Germany’s aba calls for 'dual-core' pension system combining statutory and occupational provision

Germany’s Arbeitsgemeinschaft für betriebliche Altersversorgung (aba) has called for a “dual-core” pension system built around a stronger combination of statutory and occupational provision, arguing that the recently passed Pension Provision Reform Act (BRSG II) “falls short”.

Speaking at aba’s annual conference in Berlin today, 12 May, its chair of the Executive Board, Beate Petry, criticised the government for not using occupational pensions “consistently” for old-age provision, unlike in other countries.

“A pension system must be developed with a dual core of statutory and occupational pensions. This must be the top priority, as it is abroad as well,” she argued.

In Petry’s view, the BRSG II contains important steps but still falls short of what would be needed to deliver a significant boost to occupational pensions.

“We urgently need further improvements in support for low-income earners, better return opportunities across all types of pension promises – meaning a reduction in 100 per cent guarantees, up to and including the option to waive guarantees.

“Social partner models must become more easily accessible, and sustainable deregulation has long been overdue. In addition, we need fewer reporting obligations and more flexibility in labour law, because pension systems must be able to adapt more easily to changing conditions,” Petry stressed.

She also criticised the recent reforms to private pension provision in the country, as she believes that the strong focus on exchange-traded fund (ETF)-based saving and the move away from the model of lifelong benefits creates the wrong incentives and shifts risks into the payout phase.

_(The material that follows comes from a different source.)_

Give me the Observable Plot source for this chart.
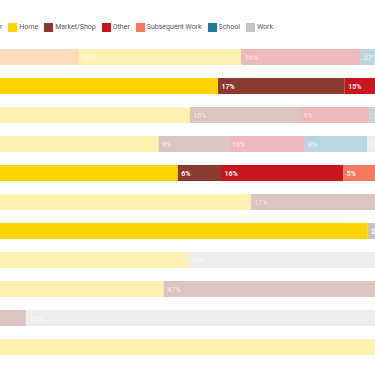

“The law does not promote sustainable retirement provision, but rather wealth accumulation – a kind of temporary consumption financing,” she said.

Petry also warned that the broader system could be distorted if subsidies and political messaging encourage the perception that short-term wealth accumulation is equivalent to retirement provision, arguing that this risks undermining confidence in collective, long-term occupational pension schemes.

“The redesign of the framework for subsidising private pension provision will sustainably damage occupational pensions,” she said.

For upcoming reforms, Petry called for a cross-pillar perspective – with a clear direction towards more funded, practical and collectively organised provision.

“Occupational pensions must take precedence over wealth accumulation with time-limited payout plans,” she said.

She was particularly critical of the idea of a mandatory scheme, warning that requiring employers to make additional contributions on top of wages would effectively increase non-wage labour costs.

She noted that this would also impact around half of employers that do not currently offer any occupational pension provision.

Given the current strained economic environment, she said such a move would be problematic. Petry also warned that mandatory schemes could quickly become bureaucratic burdens, introducing additional information requirements and new liability risks for employers.

She argued that if mandatory elements are considered, they must be accompanied by liability-free, easy-to-administer solutions, and a broader assessment of whether existing occupational pension instruments should first be made more effective and simpler.

At a European level, Petry called for a more critical perspective, as she argued that many European Commission initiatives risk overloading occupational pensions with additional regulation rather than promoting their expansion and efficiency.

“This comprehensive regulatory programme, presented in the so-called pension package, runs counter to the goal of ‘less bureaucracy’ and the promotion of occupational pensions.”